After weighing the advice of my mentor and my own better judgment, I still chose to haul my professional D700 across four continents in search of the National Geographic image. I was mortified to discover that my disappointments have come not from water damage, weight issues, or theft, but in my own inability to snap a picture.

The challenge is not the aperture or the shutter speed. Not my ISO and not my white balance. It is from getting my fancy camera out of my bag and stealing an image of someone I don’t know, or of something that I don’t really understand, with little intention of giving anything back in return. It is hard to justify, and I now understand why it took Stephanie (the Nt. Geo photographer from the prep class) eight months before she could access the community. With minimal language skills I can only imagine how long it would take me to get the image I thought I was setting out to take.

When I started taking pictures of the goats and the ceiling fan I knew something had to give. So I’ve had a new idea. As part of my project I still need to be a photographer, but I’m mixing it up. I’m taking one picture every hour on the hour. It isn’t pretty. I still cringe with embarrassment when I watch my group members look through my images. I have to remind myself not to edit them in a frantic, abysmal attempt to salvage the composition, but I think it will add an interesting flavor to my project on the authenticity of experience.

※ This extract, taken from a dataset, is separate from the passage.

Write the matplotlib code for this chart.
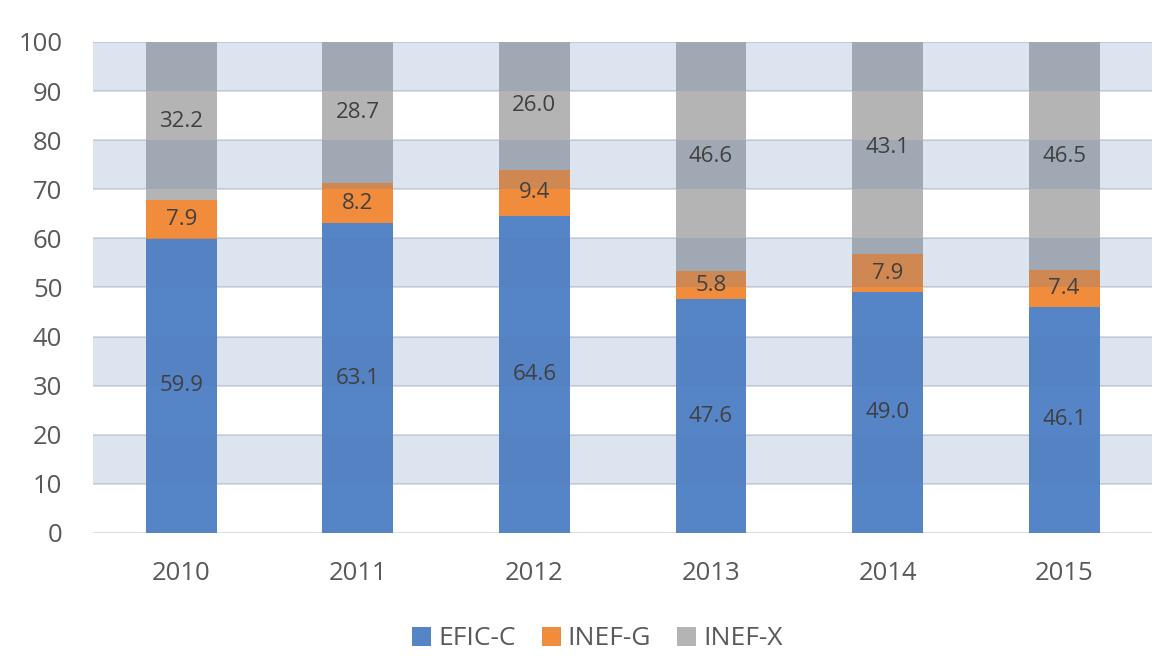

I may not come home with a single picture for my portfolio, but I’m coming back with something better. As Maggie keeps reminding us, “Even if your project plummets, you won’t fail your experience.” So here is my shout out to having some expectations unmet, and some surpassed, and my new-found appreciation for flexibility in the field. I just wish I had more time to go through and read all of the other posts and comment on them, but it might have to wait till we get back.